What needs to be done: Extract exactly the run of lines starting at the line that holds "Output the web" and ending at the line that holds "const chartTitle = 'Numărul de clase';", both included.

Figure scripts:
- - -

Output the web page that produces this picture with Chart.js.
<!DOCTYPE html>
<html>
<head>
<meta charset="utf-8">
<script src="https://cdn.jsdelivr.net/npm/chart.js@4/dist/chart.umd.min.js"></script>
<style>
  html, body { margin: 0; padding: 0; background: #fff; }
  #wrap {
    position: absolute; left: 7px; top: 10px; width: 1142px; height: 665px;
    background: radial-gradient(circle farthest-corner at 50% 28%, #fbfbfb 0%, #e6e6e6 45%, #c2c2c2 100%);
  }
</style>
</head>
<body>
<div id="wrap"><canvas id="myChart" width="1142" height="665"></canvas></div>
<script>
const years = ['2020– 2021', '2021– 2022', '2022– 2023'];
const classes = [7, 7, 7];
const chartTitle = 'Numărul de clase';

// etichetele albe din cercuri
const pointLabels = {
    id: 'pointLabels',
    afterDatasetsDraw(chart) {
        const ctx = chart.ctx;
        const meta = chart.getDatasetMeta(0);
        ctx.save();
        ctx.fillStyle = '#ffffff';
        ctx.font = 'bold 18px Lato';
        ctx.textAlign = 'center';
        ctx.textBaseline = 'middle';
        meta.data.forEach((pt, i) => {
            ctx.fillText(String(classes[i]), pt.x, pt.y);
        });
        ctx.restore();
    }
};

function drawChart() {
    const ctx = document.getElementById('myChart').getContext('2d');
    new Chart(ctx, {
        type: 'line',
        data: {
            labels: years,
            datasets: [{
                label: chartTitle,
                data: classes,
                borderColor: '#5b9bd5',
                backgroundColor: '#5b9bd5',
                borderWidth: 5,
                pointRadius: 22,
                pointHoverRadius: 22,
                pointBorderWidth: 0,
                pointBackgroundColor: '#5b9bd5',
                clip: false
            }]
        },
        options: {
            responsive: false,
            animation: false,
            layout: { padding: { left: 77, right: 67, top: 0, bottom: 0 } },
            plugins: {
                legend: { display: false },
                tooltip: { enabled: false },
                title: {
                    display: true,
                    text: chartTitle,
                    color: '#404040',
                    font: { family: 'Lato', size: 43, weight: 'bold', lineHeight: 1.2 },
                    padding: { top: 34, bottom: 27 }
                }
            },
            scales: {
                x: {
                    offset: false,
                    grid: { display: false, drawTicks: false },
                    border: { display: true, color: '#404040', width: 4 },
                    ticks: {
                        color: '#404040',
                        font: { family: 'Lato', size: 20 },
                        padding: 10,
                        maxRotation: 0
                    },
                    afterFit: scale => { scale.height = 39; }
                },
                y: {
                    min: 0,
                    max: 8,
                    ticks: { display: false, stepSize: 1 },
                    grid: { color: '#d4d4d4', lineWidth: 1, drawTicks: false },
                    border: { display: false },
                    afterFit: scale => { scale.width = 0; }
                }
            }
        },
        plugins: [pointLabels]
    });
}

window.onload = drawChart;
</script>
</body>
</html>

- - -

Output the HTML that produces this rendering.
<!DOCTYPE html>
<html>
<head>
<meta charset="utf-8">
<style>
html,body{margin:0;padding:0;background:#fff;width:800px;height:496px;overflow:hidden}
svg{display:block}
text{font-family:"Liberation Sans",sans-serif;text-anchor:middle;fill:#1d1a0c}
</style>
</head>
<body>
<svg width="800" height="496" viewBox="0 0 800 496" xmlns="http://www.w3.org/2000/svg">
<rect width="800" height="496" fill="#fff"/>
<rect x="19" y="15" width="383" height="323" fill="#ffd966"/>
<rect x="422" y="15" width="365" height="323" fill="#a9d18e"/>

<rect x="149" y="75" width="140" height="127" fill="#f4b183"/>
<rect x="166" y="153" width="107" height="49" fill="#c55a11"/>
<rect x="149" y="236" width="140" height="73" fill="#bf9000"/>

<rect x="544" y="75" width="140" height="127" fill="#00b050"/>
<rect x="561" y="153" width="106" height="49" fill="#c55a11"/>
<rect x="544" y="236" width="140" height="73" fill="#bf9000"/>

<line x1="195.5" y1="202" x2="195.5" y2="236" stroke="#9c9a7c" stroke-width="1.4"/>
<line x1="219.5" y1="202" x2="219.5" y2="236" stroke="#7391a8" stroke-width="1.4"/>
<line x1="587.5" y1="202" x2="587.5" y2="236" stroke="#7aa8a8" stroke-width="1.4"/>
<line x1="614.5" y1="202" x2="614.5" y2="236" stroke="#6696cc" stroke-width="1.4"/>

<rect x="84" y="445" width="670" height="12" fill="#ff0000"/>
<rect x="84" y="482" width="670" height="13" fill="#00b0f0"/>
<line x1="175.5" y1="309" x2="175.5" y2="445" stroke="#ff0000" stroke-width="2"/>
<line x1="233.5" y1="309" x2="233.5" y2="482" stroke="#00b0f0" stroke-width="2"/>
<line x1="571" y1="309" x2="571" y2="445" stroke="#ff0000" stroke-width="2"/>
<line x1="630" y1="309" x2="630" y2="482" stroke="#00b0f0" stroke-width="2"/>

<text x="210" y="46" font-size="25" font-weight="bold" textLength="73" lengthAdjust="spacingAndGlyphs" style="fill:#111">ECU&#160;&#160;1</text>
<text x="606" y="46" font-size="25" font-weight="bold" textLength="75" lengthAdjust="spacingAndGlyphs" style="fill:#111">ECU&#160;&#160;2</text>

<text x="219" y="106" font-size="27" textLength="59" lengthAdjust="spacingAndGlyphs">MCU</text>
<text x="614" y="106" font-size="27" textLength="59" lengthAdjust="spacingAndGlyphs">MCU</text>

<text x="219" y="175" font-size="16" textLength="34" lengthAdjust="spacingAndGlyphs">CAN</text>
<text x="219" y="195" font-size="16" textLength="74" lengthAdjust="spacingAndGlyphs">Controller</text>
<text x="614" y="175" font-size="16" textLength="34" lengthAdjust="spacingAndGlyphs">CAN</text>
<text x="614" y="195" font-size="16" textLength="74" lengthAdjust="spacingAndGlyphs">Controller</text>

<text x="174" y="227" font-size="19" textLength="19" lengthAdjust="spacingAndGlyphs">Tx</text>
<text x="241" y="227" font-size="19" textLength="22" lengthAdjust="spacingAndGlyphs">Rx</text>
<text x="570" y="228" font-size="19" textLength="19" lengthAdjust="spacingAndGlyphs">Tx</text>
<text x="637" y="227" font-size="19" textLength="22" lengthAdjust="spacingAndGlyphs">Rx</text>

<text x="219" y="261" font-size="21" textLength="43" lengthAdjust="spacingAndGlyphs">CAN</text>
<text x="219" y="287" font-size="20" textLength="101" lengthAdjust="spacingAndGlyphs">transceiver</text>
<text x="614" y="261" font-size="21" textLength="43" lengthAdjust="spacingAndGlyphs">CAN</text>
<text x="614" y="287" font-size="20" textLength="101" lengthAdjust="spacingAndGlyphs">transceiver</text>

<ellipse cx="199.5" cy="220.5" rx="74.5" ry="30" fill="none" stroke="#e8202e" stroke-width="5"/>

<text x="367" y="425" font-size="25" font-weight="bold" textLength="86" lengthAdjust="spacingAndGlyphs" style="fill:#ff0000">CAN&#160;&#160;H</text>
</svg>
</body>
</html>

- - -

Response to the task:
Output the web page that produces this picture with Chart.js.
<!DOCTYPE html>
<html>
<head>
<meta charset="utf-8">
<script src="https://cdn.jsdelivr.net/npm/chart.js@4/dist/chart.umd.min.js"></script>
<style>
  html, body { margin: 0; padding: 0; background: #fff; }
  #wrap {
    position: absolute; left: 7px; top: 10px; width: 1142px; height: 665px;
    background: radial-gradient(circle farthest-corner at 50% 28%, #fbfbfb 0%, #e6e6e6 45%, #c2c2c2 100%);
  }
</style>
</head>
<body>
<div id="wrap"><canvas id="myChart" width="1142" height="665"></canvas></div>
<script>
const years = ['2020– 2021', '2021– 2022', '2022– 2023'];
const classes = [7, 7, 7];
const chartTitle = 'Numărul de clase';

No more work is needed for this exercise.